• Exercise instructions: From the first line of the data below through the line bearing "const yTicks = [0, -0.06, -0.12, -0.18];", reproduce each line exactly; do not include pictures.

• Source data:
==================================================

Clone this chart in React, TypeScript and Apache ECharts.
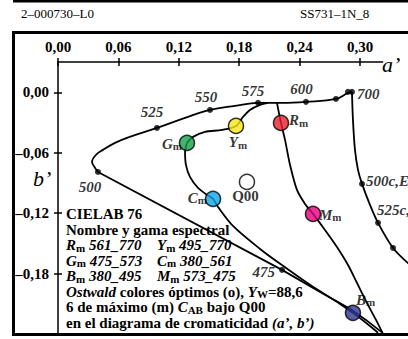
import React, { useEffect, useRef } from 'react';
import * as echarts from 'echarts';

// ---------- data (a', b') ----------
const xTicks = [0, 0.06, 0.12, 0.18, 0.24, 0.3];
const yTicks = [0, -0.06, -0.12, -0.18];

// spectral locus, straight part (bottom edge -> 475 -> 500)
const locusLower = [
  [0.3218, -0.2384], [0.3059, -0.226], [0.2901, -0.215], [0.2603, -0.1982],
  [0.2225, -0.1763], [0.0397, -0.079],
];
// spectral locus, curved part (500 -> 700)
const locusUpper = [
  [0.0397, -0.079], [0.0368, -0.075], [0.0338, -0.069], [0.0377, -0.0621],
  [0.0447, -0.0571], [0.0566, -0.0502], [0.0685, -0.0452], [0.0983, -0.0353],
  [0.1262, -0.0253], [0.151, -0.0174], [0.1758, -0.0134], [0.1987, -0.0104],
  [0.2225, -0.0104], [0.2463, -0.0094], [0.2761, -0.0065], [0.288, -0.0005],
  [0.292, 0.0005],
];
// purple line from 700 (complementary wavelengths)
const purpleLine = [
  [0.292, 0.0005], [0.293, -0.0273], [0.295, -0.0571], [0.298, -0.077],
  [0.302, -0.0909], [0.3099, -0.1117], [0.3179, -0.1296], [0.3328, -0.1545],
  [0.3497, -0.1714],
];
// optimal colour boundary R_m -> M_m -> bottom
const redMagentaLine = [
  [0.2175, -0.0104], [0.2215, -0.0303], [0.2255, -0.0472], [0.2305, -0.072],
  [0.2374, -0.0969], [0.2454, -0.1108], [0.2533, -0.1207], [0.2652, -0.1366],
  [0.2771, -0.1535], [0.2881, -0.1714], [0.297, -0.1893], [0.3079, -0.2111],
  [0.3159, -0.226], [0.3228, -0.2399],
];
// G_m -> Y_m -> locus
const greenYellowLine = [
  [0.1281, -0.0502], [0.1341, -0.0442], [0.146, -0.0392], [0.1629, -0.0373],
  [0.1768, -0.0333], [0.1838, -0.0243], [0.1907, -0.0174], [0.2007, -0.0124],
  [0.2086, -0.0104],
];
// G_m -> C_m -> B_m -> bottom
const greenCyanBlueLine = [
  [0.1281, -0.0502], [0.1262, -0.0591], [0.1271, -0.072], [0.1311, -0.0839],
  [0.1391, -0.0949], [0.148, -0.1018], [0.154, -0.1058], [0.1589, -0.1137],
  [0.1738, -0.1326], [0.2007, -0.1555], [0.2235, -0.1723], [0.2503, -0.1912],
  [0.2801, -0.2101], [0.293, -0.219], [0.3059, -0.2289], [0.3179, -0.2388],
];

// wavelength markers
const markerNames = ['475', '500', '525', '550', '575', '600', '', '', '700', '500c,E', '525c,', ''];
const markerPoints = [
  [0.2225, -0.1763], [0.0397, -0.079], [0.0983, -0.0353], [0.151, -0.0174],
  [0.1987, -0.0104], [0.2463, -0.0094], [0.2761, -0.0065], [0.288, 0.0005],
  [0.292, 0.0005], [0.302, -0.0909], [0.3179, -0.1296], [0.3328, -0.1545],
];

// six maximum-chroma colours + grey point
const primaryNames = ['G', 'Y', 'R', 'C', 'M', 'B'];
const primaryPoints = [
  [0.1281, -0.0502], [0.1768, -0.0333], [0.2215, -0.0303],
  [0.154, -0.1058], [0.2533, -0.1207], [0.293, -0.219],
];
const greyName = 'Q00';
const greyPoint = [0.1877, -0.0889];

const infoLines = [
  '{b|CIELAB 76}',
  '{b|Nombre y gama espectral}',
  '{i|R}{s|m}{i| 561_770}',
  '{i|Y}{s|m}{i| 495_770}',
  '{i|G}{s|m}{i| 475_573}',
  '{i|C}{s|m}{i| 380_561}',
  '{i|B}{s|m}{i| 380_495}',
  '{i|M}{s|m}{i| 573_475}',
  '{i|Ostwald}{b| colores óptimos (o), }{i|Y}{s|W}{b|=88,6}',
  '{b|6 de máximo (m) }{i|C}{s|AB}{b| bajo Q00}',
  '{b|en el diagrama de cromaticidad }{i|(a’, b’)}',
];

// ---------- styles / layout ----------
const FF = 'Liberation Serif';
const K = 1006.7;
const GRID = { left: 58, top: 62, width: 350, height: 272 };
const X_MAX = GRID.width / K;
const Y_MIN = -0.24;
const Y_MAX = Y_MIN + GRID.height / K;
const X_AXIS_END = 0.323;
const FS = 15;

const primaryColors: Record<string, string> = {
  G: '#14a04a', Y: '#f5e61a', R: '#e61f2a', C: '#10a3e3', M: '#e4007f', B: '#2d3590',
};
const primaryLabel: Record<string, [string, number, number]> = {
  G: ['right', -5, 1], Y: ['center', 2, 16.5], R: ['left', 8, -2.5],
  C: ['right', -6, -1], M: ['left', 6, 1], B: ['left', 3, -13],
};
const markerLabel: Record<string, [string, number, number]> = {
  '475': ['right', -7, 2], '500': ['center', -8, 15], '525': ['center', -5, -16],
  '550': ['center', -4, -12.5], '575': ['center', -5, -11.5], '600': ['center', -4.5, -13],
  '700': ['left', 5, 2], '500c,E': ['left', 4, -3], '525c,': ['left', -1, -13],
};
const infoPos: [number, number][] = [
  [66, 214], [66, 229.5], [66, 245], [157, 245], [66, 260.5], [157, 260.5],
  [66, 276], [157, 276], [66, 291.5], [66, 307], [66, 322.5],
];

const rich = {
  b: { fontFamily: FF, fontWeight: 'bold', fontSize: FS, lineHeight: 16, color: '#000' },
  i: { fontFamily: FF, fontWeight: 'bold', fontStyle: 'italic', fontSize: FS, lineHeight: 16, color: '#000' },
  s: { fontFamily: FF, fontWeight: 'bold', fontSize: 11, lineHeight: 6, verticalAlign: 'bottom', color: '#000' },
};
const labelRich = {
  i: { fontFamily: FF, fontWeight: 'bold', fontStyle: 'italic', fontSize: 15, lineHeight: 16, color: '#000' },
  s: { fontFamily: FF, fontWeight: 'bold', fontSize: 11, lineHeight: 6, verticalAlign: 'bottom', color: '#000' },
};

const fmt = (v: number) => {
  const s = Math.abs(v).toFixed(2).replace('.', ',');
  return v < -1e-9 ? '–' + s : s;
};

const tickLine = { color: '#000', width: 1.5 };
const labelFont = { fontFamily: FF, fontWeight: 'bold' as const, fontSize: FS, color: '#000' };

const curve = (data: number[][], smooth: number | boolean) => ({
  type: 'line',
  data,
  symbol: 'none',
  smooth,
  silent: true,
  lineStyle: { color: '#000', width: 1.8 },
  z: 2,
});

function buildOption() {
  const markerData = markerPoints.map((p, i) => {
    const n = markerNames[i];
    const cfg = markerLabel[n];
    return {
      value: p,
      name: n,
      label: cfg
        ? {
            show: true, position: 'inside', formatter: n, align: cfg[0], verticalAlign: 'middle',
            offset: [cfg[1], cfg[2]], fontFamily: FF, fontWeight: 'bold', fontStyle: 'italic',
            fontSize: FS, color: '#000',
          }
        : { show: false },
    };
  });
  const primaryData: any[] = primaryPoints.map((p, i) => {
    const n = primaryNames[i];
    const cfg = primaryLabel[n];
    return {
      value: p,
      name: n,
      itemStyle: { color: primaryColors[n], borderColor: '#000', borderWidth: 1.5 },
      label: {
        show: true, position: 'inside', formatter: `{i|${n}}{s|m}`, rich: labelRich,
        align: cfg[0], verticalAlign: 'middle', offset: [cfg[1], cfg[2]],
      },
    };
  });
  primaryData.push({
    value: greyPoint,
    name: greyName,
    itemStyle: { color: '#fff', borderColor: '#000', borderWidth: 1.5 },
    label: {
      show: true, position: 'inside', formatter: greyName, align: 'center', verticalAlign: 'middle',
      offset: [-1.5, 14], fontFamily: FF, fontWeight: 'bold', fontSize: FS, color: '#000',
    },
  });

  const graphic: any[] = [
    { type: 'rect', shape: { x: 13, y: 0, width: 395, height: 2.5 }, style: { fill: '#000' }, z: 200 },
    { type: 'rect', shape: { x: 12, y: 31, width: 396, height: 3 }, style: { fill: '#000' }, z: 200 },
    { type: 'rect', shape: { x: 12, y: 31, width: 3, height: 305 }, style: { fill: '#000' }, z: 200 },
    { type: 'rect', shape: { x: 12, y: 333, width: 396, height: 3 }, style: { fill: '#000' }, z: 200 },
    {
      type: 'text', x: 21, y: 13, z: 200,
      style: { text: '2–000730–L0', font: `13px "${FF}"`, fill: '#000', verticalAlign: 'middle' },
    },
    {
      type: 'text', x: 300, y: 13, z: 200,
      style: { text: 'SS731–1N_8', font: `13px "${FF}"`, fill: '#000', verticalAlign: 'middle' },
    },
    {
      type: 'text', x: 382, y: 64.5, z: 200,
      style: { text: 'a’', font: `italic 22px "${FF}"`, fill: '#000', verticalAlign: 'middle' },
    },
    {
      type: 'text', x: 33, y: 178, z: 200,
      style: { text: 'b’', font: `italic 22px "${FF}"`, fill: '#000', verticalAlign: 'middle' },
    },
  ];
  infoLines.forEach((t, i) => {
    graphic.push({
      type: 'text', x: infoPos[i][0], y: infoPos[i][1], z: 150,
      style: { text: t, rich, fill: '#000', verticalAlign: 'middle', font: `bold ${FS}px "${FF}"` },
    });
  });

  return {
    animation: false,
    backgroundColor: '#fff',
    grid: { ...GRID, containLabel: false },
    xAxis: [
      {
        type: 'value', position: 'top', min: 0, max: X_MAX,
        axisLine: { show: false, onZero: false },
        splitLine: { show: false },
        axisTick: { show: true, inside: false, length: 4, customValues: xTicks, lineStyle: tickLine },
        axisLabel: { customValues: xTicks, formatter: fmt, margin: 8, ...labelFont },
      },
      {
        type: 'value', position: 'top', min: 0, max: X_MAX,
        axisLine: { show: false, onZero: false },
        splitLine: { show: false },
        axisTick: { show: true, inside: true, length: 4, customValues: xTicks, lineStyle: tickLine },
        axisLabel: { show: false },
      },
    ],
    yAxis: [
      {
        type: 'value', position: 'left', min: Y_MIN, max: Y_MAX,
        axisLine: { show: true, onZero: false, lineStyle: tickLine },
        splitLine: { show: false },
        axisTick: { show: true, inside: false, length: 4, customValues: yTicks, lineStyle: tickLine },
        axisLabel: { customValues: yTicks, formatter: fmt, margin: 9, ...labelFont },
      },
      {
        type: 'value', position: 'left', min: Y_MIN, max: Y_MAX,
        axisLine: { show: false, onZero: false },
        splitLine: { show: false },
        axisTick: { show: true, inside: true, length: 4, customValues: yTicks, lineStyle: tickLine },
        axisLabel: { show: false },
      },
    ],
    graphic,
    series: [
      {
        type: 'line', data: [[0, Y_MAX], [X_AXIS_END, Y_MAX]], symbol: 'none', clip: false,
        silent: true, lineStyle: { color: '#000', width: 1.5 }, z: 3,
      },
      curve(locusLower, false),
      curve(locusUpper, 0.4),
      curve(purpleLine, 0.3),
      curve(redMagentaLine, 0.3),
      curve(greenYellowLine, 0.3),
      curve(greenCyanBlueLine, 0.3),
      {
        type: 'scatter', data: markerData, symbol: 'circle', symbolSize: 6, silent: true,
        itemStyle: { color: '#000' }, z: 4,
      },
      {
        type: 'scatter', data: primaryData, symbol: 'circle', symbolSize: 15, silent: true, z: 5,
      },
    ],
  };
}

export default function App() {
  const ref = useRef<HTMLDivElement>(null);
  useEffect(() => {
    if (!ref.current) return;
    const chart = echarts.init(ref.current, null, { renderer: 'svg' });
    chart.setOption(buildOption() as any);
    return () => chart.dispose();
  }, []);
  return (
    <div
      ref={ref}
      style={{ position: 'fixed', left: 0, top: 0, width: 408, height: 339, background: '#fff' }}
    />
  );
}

==================================================

• Worked answer:
Clone this chart in React, TypeScript and Apache ECharts.
import React, { useEffect, useRef } from 'react';
import * as echarts from 'echarts';

// ---------- data (a', b') ----------
const xTicks = [0, 0.06, 0.12, 0.18, 0.24, 0.3];
const yTicks = [0, -0.06, -0.12, -0.18];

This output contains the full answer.